What the Implementation Does Not Include
This is a deliberate list.
No workflow versioning. If you change flow_json on a running workflow, the in-flight run sees the new definition on the next step. Version the flow yourself by naming it differently if you need immutability.
No SSE/WebSocket events. Add SsePush.broadcast("workflow_event", %{...}) in step_done and step_failed handlers when you want real-time UI updates. Two lines.
No per-step timeout. The watchdog catches steps stuck in running after a global threshold. Per-step timeouts can be added by scheduling an Alarm when a step starts and cancelling it when it finishes.
No parallel join tracking in DB. The join check (pending_parallel_steps) queries the steps table. If the executor crashes mid-fan-out, the check runs against current DB state on restart and correctly identifies which branches are still pending.
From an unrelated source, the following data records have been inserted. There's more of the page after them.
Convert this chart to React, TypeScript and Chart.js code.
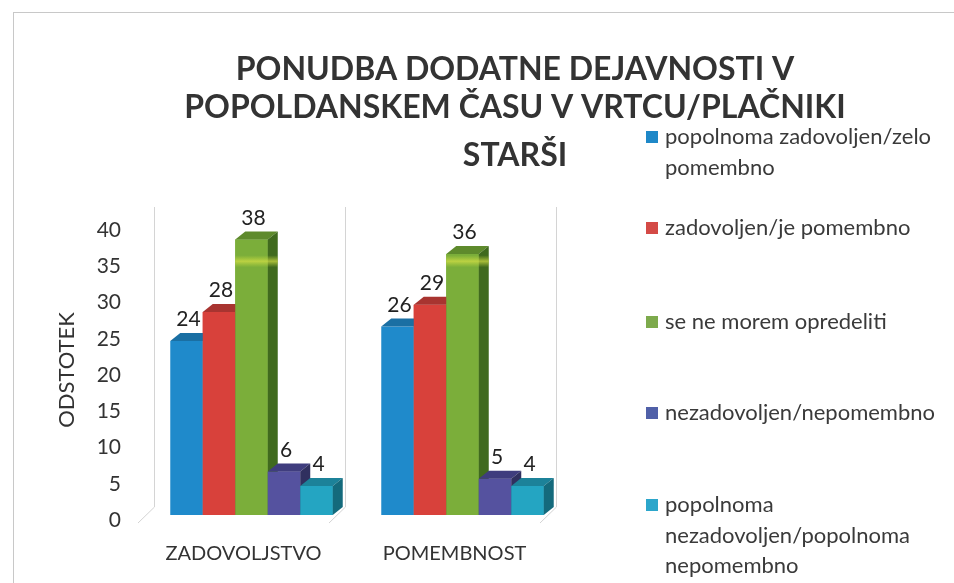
import React, { useEffect, useRef } from "react";
import { Chart, registerables } from "chart.js";

Chart.register(...registerables);

const categories = ["ZADOVOLJSTVO", "POMEMBNOST"];
const seriesNames = [
  "popolnoma zadovoljen/zelo pomembno",
  "zadovoljen/je pomembno",
  "se ne morem opredeliti",
  "nezadovoljen/nepomembno",
  "popolnoma nezadovoljen/popolnoma nepomembno",
];
const legendLines = [
  ["popolnoma zadovoljen/zelo", "pomembno"],
  ["zadovoljen/je pomembno"],
  ["se ne morem opredeliti"],
  ["nezadovoljen/nepomembno"],
  ["popolnoma", "nezadovoljen/popolnoma", "nepomembno"],
];
const veryPositive = [24, 26];
const positive = [28, 29];
const undecided = [38, 36];
const negative = [6, 5];
const veryNegative = [4, 4];
const titleLines = [
  "PONUDBA DODATNE DEJAVNOSTI V",
  "POPOLDANSKEM ČASU V VRTCU/PLAČNIKI",
  "STARŠI",
];
const yTicks = [0, 5, 10, 15, 20, 25, 30, 35, 40];

const frontColors = ["#1F8ACB", "#D8413B", "#7BAE3A", "#55529F", "#24A5C2"];
const topColors = ["#1A6FA3", "#A83430", "#5E8A2C", "#3F3D7E", "#1C8299"];
const sideColors = ["#135B86", "#8A2824", "#406A1E", "#30305F", "#146A7C"];
const legendColors = ["#1E88C8", "#D44A46", "#7DAA4C", "#5060A8", "#2CA6CB"];

const FONT = "Lato, 'Open Sans', sans-serif";

const App: React.FC = () => {
  const canvasRef = useRef<HTMLCanvasElement | null>(null);

  useEffect(() => {
    const canvas = canvasRef.current;
    if (!canvas) return;
    const values = [veryPositive, positive, undecided, negative, veryNegative];
    const DX = 10;
    const DY = 8;

    const decor = {
      id: "decor",
      beforeDraw(chart: any) {
        const ctx = chart.ctx;
        const { top, bottom } = chart.chartArea;
        ctx.save();
        ctx.fillStyle = "#ffffff";
        ctx.fillRect(0, 0, chart.width, chart.height);
        ctx.strokeStyle = "#c8c8c8";
        ctx.lineWidth = 1;
        ctx.strokeRect(13.5, 12.5, chart.width + 20, chart.height + 20);
        const xs = chart.scales.x;
        ctx.strokeStyle = "#d4d4d4";
        const bounds = [
          xs.getPixelForValue(-0.5) + 8,
          xs.getPixelForValue(0.5) - 12,
          xs.getPixelForValue(1.5) - 12,
        ];
        bounds.forEach((bx: number) => {
          ctx.beginPath();
          ctx.moveTo(bx + 0.5, top - 18);
          ctx.lineTo(bx + 0.5, bottom - 8);
          ctx.lineTo(bx - 16, bottom + 8);
          ctx.stroke();
        });
        ctx.restore();
      },
      afterDatasetsDraw(chart: any) {
        const ctx = chart.ctx;
        const n = chart.data.datasets.length;
        ctx.save();
        for (let di = 0; di < n; di++) {
          const meta = chart.getDatasetMeta(di);
          meta.data.forEach((bar: any) => {
            const x0 = bar.x - bar.width / 2;
            const x1 = bar.x + bar.width / 2;
            const y0 = bar.y;
            const yb = bar.base;
            ctx.fillStyle = topColors[di];
            ctx.beginPath();
            ctx.moveTo(x0, y0);
            ctx.lineTo(x0 + DX, y0 - DY);
            ctx.lineTo(x1 + DX, y0 - DY);
            ctx.lineTo(x1, y0);
            ctx.closePath();
            ctx.fill();
            ctx.fillStyle = sideColors[di];
            ctx.beginPath();
            ctx.moveTo(x1, y0);
            ctx.lineTo(x1 + DX, y0 - DY);
            ctx.lineTo(x1 + DX, yb - DY);
            ctx.lineTo(x1, yb);
            ctx.closePath();
            ctx.fill();
          });
          if (di < n - 1) {
            const next = chart.getDatasetMeta(di + 1);
            next.data.forEach((nb: any) => {
              ctx.fillStyle = frontColors[di + 1];
              ctx.fillRect(nb.x - nb.width / 2, nb.y, nb.width, nb.base - nb.y);
            });
          }
        }
        const gMeta = chart.getDatasetMeta(2);
        const ys = chart.scales.y;
        gMeta.data.forEach((bar: any) => {
          const yy = ys.getPixelForValue(35);
          const g = ctx.createLinearGradient(0, yy - 6, 0, yy + 6);
          g.addColorStop(0, "rgba(200,220,60,0)");
          g.addColorStop(0.5, "rgba(215,225,70,0.7)");
          g.addColorStop(1, "rgba(200,220,60,0)");
          ctx.fillStyle = g;
          ctx.fillRect(bar.x - bar.width / 2, yy - 6, bar.width + DX, 12);
        });
        ctx.fillStyle = "#222222";
        ctx.font = `21px ${FONT}`;
        ctx.textAlign = "center";
        ctx.textBaseline = "alphabetic";
        chart.data.datasets.forEach((ds: any, di: number) => {
          const meta = chart.getDatasetMeta(di);
          meta.data.forEach((bar: any, i: number) => {
            ctx.fillText(String(ds.data[i]), bar.x + 2, bar.y - 15);
          });
        });
        ctx.restore();
      },
      afterDraw(chart: any) {
        const ctx = chart.ctx;
        ctx.save();
        ctx.fillStyle = "#333333";
        ctx.font = `bold 32px ${FONT}`;
        ctx.textAlign = "center";
        ctx.textBaseline = "middle";
        const tys = [70, 108, 156];
        titleLines.forEach((t, i) => ctx.fillText(t, 515, tys[i]));
        ctx.font = `22px ${FONT}`;
        ctx.textAlign = "left";
        ctx.textBaseline = "middle";
        const ly = [137, 228, 322, 413, 505];
        legendLines.forEach((lines, i) => {
          ctx.fillStyle = legendColors[i];
          ctx.fillRect(646, ly[i] - 6, 12, 12);
          ctx.fillStyle = "#3a3a3a";
          lines.forEach((ln, j) => ctx.fillText(ln, 665, ly[i] + j * 30.5));
        });
        ctx.restore();
      },
    };

    const chart = new Chart(canvas, {
      type: "bar",
      data: {
        labels: categories,
        datasets: seriesNames.map((name, i) => ({
          label: name,
          data: values[i],
          backgroundColor: frontColors[i],
          borderWidth: 0,
          barPercentage: 1,
          categoryPercentage: 0.77,
        })),
      },
      options: {
        responsive: false,
        animation: false,
        events: [],
        layout: { padding: { left: 40, top: 225, right: 386, bottom: 0 } },
        plugins: {
          legend: { display: false },
          title: { display: false },
          tooltip: { enabled: false },
        },
        scales: {
          x: {
            grid: { display: false, drawTicks: false },
            border: { display: false },
            ticks: {
              color: "#333333",
              font: { family: FONT, size: 20 },
              padding: 27,
              labelOffset: -8,
            },
            afterFit(scale: any) {
              scale.height = 583 - 515;
            },
          },
          y: {
            min: 0,
            max: 40,
            grid: { display: false, drawTicks: false },
            border: { display: false },
            afterBuildTicks(scale: any) {
              scale.ticks = yTicks.map((v) => ({ value: v }));
            },
            ticks: {
              color: "#333333",
              font: { family: FONT, size: 21 },
              padding: 25,
              labelOffset: 5,
            },
            title: {
              display: true,
              text: "ODSTOTEK",
              color: "#333333",
              font: { family: FONT, size: 22 },
              padding: { top: 14, bottom: 0 },
            },
            afterFit(scale: any) {
              scale.width = 106;
            },
          },
        },
      },
      plugins: [decor],
    });
    return () => chart.destroy();
  }, []);

  return (
    <div style={{ position: "fixed", left: 0, top: 0, width: 954, height: 583 }}>
      <canvas ref={canvasRef} width={954} height={583} style={{ display: "block" }} />
    </div>
  );
};

export default App;
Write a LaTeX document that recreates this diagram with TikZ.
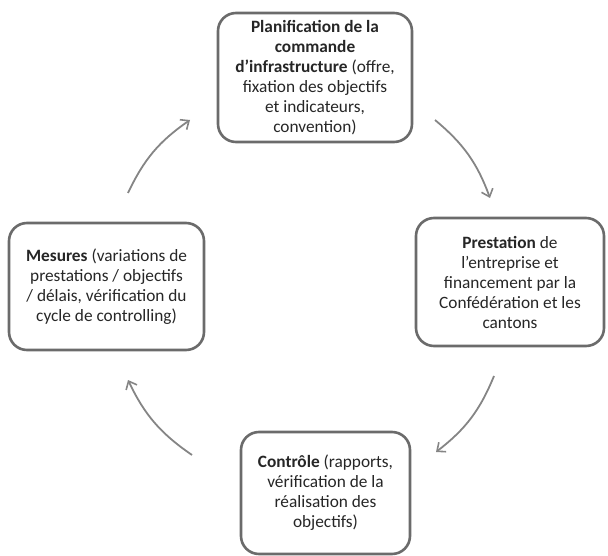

No rich condition language. Six condition patterns cover most cases. Add function heads to evaluate/2 for more.
Everything omitted is additive. The core is small on purpose. A working system is better than a complete specification.
The Full Picture
Five files. Two tables. One GenServer.
-
lib/workflow.ex– schema, CRUD,next_steps/4, condition evaluation -
lib/workflow/step.ex– single step execution, template resolution, tool call -
lib/workflow_executor.ex– the GenServer: owns the DB, handles two messages, runs the poll loop -
lib/permissions/workflow.ex– MCP tool definitions and permission wrappers -
One entry in
application.ex
The rest of the system – Alarm, Pushover, WsHandler, NisTask, the MCP server – participates without modification. They send messages. The executor acts on them.
That is what minimal coupling looks like when you build it instead of describe it.